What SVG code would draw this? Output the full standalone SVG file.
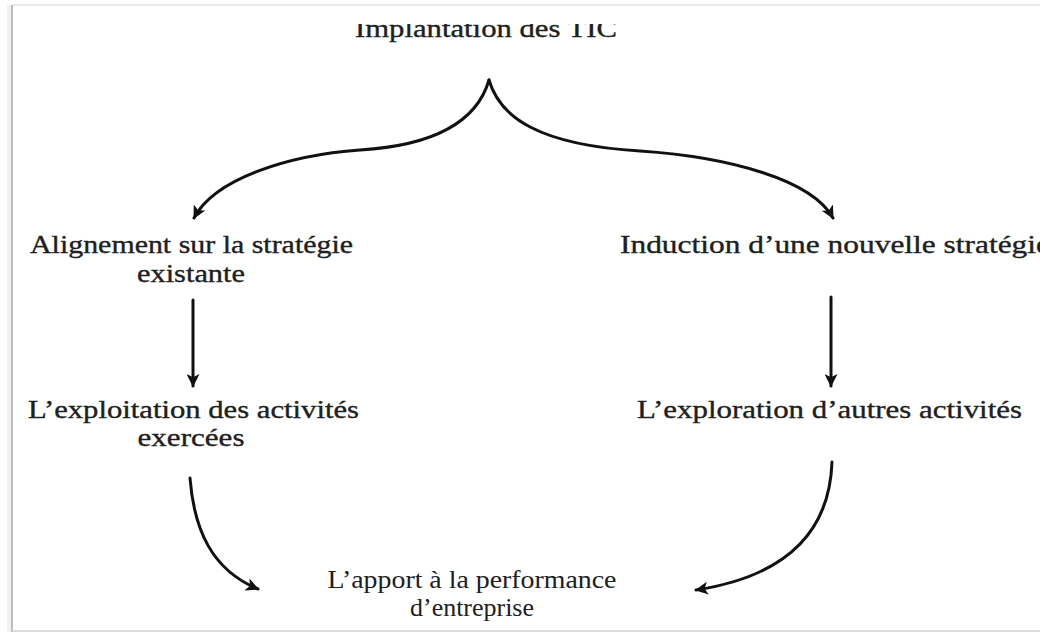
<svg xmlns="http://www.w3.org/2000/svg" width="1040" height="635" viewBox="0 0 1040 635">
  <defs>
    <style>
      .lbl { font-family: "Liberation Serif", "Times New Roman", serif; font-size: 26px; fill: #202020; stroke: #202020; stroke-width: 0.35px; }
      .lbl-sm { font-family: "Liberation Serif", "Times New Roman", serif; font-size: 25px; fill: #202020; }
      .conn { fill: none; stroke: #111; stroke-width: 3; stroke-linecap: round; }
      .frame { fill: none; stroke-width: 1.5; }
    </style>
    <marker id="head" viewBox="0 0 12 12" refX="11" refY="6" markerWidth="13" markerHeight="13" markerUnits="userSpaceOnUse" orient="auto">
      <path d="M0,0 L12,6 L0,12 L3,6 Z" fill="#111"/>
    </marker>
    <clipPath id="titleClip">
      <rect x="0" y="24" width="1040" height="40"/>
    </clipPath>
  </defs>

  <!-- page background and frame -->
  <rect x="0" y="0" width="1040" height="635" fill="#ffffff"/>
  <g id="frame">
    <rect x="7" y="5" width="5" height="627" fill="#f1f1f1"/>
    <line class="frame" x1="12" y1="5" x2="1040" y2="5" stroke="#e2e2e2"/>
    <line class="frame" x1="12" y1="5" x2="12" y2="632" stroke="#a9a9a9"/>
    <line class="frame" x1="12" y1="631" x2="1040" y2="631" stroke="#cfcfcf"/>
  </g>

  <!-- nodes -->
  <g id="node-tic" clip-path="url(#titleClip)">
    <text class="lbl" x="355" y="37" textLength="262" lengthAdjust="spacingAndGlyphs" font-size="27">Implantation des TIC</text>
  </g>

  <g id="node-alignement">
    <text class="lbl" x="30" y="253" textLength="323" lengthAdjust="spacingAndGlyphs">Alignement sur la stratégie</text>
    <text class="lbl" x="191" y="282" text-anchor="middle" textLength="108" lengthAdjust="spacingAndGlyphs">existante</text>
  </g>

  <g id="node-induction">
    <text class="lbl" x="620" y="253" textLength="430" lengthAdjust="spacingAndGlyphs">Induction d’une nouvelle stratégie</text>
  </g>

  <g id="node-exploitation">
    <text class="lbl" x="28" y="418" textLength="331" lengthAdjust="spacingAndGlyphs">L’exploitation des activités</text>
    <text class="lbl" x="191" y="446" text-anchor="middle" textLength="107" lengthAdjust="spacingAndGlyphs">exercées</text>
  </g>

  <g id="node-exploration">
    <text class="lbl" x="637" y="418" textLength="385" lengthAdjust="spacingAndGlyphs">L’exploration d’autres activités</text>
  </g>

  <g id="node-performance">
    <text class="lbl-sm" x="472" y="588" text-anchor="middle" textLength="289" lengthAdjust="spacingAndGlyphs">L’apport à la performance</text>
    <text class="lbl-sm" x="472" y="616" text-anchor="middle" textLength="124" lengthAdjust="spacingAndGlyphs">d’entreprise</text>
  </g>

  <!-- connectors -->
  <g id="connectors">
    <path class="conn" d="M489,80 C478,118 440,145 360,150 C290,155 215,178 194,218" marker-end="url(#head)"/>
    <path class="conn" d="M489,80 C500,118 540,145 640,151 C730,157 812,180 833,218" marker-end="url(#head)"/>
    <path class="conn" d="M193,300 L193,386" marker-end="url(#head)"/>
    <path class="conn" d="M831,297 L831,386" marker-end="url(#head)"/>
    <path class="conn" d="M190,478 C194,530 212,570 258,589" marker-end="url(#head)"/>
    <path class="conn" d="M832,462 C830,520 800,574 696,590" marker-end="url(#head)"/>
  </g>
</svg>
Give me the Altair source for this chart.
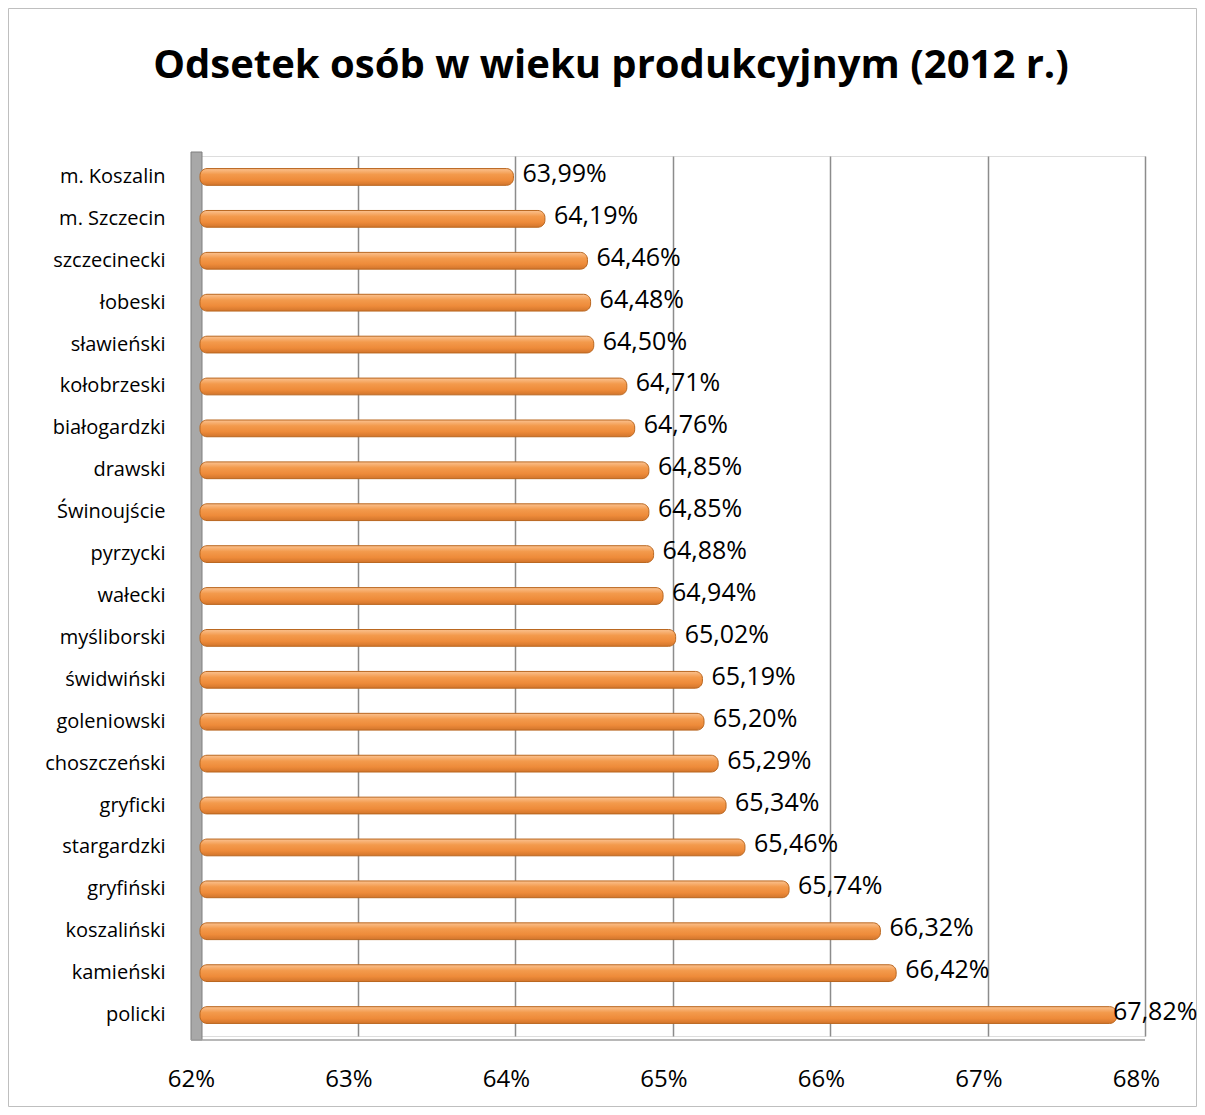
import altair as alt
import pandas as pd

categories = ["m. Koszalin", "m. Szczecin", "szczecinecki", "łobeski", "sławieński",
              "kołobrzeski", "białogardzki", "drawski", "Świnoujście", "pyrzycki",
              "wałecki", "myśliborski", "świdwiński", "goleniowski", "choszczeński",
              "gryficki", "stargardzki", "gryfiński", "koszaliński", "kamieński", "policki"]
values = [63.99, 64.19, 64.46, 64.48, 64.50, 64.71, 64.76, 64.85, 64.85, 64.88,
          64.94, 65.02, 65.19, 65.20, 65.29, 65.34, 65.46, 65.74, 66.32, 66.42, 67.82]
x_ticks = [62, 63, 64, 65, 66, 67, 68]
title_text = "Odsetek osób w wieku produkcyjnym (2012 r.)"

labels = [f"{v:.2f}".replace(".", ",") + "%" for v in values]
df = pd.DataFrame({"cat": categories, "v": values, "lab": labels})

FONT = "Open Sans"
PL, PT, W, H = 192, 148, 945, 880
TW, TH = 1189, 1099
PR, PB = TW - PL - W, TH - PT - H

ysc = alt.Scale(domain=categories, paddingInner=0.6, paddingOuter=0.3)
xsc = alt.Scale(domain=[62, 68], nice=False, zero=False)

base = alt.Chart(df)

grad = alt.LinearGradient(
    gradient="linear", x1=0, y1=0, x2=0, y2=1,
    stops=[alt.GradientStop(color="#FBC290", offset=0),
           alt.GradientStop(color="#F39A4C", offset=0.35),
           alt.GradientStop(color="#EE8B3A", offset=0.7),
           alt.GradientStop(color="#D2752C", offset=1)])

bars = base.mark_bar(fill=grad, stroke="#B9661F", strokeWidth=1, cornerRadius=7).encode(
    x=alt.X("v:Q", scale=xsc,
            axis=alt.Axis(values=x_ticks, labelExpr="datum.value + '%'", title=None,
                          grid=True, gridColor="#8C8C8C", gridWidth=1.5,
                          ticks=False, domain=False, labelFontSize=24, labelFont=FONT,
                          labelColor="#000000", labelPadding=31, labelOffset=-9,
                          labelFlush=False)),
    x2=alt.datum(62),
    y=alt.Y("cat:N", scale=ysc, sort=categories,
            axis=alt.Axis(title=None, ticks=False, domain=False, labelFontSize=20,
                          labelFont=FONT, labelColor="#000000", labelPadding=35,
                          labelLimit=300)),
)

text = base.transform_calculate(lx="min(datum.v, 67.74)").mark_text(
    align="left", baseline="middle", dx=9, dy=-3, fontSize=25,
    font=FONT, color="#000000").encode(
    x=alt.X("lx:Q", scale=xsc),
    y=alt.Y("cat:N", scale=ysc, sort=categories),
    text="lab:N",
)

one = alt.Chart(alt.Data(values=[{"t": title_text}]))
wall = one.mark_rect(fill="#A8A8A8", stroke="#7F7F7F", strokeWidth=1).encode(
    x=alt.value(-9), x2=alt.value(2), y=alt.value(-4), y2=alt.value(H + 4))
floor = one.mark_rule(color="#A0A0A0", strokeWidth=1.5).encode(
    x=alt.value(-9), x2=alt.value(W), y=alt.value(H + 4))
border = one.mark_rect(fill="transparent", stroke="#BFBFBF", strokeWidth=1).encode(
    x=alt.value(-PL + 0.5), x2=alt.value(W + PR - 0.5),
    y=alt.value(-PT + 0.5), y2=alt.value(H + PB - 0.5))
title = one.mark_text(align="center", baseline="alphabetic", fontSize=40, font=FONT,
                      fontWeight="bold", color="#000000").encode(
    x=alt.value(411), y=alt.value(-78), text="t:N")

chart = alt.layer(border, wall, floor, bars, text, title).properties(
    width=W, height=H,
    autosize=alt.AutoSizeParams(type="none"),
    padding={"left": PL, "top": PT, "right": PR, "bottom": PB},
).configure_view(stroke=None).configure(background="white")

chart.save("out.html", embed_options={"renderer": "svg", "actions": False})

※

TASK TO CARRY OUT.
Copy out all the entries exactly. Images stay out of the copy.

RESULT OF THIS EXERCISE.
What SVG code would draw this? Output the full standalone SVG file.
<svg xmlns="http://www.w3.org/2000/svg" width="1040" height="635" viewBox="0 0 1040 635">
  <defs>
    <style>
      .lbl { font-family: "Liberation Serif", "Times New Roman", serif; font-size: 26px; fill: #202020; stroke: #202020; stroke-width: 0.35px; }
      .lbl-sm { font-family: "Liberation Serif", "Times New Roman", serif; font-size: 25px; fill: #202020; }
      .conn { fill: none; stroke: #111; stroke-width: 3; stroke-linecap: round; }
      .frame { fill: none; stroke-width: 1.5; }
    </style>
    <marker id="head" viewBox="0 0 12 12" refX="11" refY="6" markerWidth="13" markerHeight="13" markerUnits="userSpaceOnUse" orient="auto">
      <path d="M0,0 L12,6 L0,12 L3,6 Z" fill="#111"/>
    </marker>
    <clipPath id="titleClip">
      <rect x="0" y="24" width="1040" height="40"/>
    </clipPath>
  </defs>

  <!-- page background and frame -->
  <rect x="0" y="0" width="1040" height="635" fill="#ffffff"/>
  <g id="frame">
    <rect x="7" y="5" width="5" height="627" fill="#f1f1f1"/>
    <line class="frame" x1="12" y1="5" x2="1040" y2="5" stroke="#e2e2e2"/>
    <line class="frame" x1="12" y1="5" x2="12" y2="632" stroke="#a9a9a9"/>
    <line class="frame" x1="12" y1="631" x2="1040" y2="631" stroke="#cfcfcf"/>
  </g>

  <!-- nodes -->
  <g id="node-tic" clip-path="url(#titleClip)">
    <text class="lbl" x="355" y="37" textLength="262" lengthAdjust="spacingAndGlyphs" font-size="27">Implantation des TIC</text>
  </g>

  <g id="node-alignement">
    <text class="lbl" x="30" y="253" textLength="323" lengthAdjust="spacingAndGlyphs">Alignement sur la stratégie</text>
    <text class="lbl" x="191" y="282" text-anchor="middle" textLength="108" lengthAdjust="spacingAndGlyphs">existante</text>
  </g>

  <g id="node-induction">
    <text class="lbl" x="620" y="253" textLength="430" lengthAdjust="spacingAndGlyphs">Induction d’une nouvelle stratégie</text>
  </g>

  <g id="node-exploitation">
    <text class="lbl" x="28" y="418" textLength="331" lengthAdjust="spacingAndGlyphs">L’exploitation des activités</text>
    <text class="lbl" x="191" y="446" text-anchor="middle" textLength="107" lengthAdjust="spacingAndGlyphs">exercées</text>
  </g>

  <g id="node-exploration">
    <text class="lbl" x="637" y="418" textLength="385" lengthAdjust="spacingAndGlyphs">L’exploration d’autres activités</text>
  </g>

  <g id="node-performance">
    <text class="lbl-sm" x="472" y="588" text-anchor="middle" textLength="289" lengthAdjust="spacingAndGlyphs">L’apport à la performance</text>
    <text class="lbl-sm" x="472" y="616" text-anchor="middle" textLength="124" lengthAdjust="spacingAndGlyphs">d’entreprise</text>
  </g>

  <!-- connectors -->
  <g id="connectors">
    <path class="conn" d="M489,80 C478,118 440,145 360,150 C290,155 215,178 194,218" marker-end="url(#head)"/>
    <path class="conn" d="M489,80 C500,118 540,145 640,151 C730,157 812,180 833,218" marker-end="url(#head)"/>
    <path class="conn" d="M193,300 L193,386" marker-end="url(#head)"/>
    <path class="conn" d="M831,297 L831,386" marker-end="url(#head)"/>
    <path class="conn" d="M190,478 C194,530 212,570 258,589" marker-end="url(#head)"/>
    <path class="conn" d="M832,462 C830,520 800,574 696,590" marker-end="url(#head)"/>
  </g>
</svg>
Give me the Altair source for this chart.
import altair as alt
import pandas as pd

categories = ["m. Koszalin", "m. Szczecin", "szczecinecki", "łobeski", "sławieński",
              "kołobrzeski", "białogardzki", "drawski", "Świnoujście", "pyrzycki",
              "wałecki", "myśliborski", "świdwiński", "goleniowski", "choszczeński",
              "gryficki", "stargardzki", "gryfiński", "koszaliński", "kamieński", "policki"]
values = [63.99, 64.19, 64.46, 64.48, 64.50, 64.71, 64.76, 64.85, 64.85, 64.88,
          64.94, 65.02, 65.19, 65.20, 65.29, 65.34, 65.46, 65.74, 66.32, 66.42, 67.82]
x_ticks = [62, 63, 64, 65, 66, 67, 68]
title_text = "Odsetek osób w wieku produkcyjnym (2012 r.)"

labels = [f"{v:.2f}".replace(".", ",") + "%" for v in values]
df = pd.DataFrame({"cat": categories, "v": values, "lab": labels})

FONT = "Open Sans"
PL, PT, W, H = 192, 148, 945, 880
TW, TH = 1189, 1099
PR, PB = TW - PL - W, TH - PT - H

ysc = alt.Scale(domain=categories, paddingInner=0.6, paddingOuter=0.3)
xsc = alt.Scale(domain=[62, 68], nice=False, zero=False)

base = alt.Chart(df)

grad = alt.LinearGradient(
    gradient="linear", x1=0, y1=0, x2=0, y2=1,
    stops=[alt.GradientStop(color="#FBC290", offset=0),
           alt.GradientStop(color="#F39A4C", offset=0.35),
           alt.GradientStop(color="#EE8B3A", offset=0.7),
           alt.GradientStop(color="#D2752C", offset=1)])

bars = base.mark_bar(fill=grad, stroke="#B9661F", strokeWidth=1, cornerRadius=7).encode(
    x=alt.X("v:Q", scale=xsc,
            axis=alt.Axis(values=x_ticks, labelExpr="datum.value + '%'", title=None,
                          grid=True, gridColor="#8C8C8C", gridWidth=1.5,
                          ticks=False, domain=False, labelFontSize=24, labelFont=FONT,
                          labelColor="#000000", labelPadding=31, labelOffset=-9,
                          labelFlush=False)),
    x2=alt.datum(62),
    y=alt.Y("cat:N", scale=ysc, sort=categories,
            axis=alt.Axis(title=None, ticks=False, domain=False, labelFontSize=20,
                          labelFont=FONT, labelColor="#000000", labelPadding=35,
                          labelLimit=300)),
)

text = base.transform_calculate(lx="min(datum.v, 67.74)").mark_text(
    align="left", baseline="middle", dx=9, dy=-3, fontSize=25,
    font=FONT, color="#000000").encode(
    x=alt.X("lx:Q", scale=xsc),
    y=alt.Y("cat:N", scale=ysc, sort=categories),
    text="lab:N",
)

one = alt.Chart(alt.Data(values=[{"t": title_text}]))
wall = one.mark_rect(fill="#A8A8A8", stroke="#7F7F7F", strokeWidth=1).encode(
    x=alt.value(-9), x2=alt.value(2), y=alt.value(-4), y2=alt.value(H + 4))
floor = one.mark_rule(color="#A0A0A0", strokeWidth=1.5).encode(
    x=alt.value(-9), x2=alt.value(W), y=alt.value(H + 4))
border = one.mark_rect(fill="transparent", stroke="#BFBFBF", strokeWidth=1).encode(
    x=alt.value(-PL + 0.5), x2=alt.value(W + PR - 0.5),
    y=alt.value(-PT + 0.5), y2=alt.value(H + PB - 0.5))
title = one.mark_text(align="center", baseline="alphabetic", fontSize=40, font=FONT,
                      fontWeight="bold", color="#000000").encode(
    x=alt.value(411), y=alt.value(-78), text="t:N")

chart = alt.layer(border, wall, floor, bars, text, title).properties(
    width=W, height=H,
    autosize=alt.AutoSizeParams(type="none"),
    padding={"left": PL, "top": PT, "right": PR, "bottom": PB},
).configure_view(stroke=None).configure(background="white")

chart.save("out.html", embed_options={"renderer": "svg", "actions": False})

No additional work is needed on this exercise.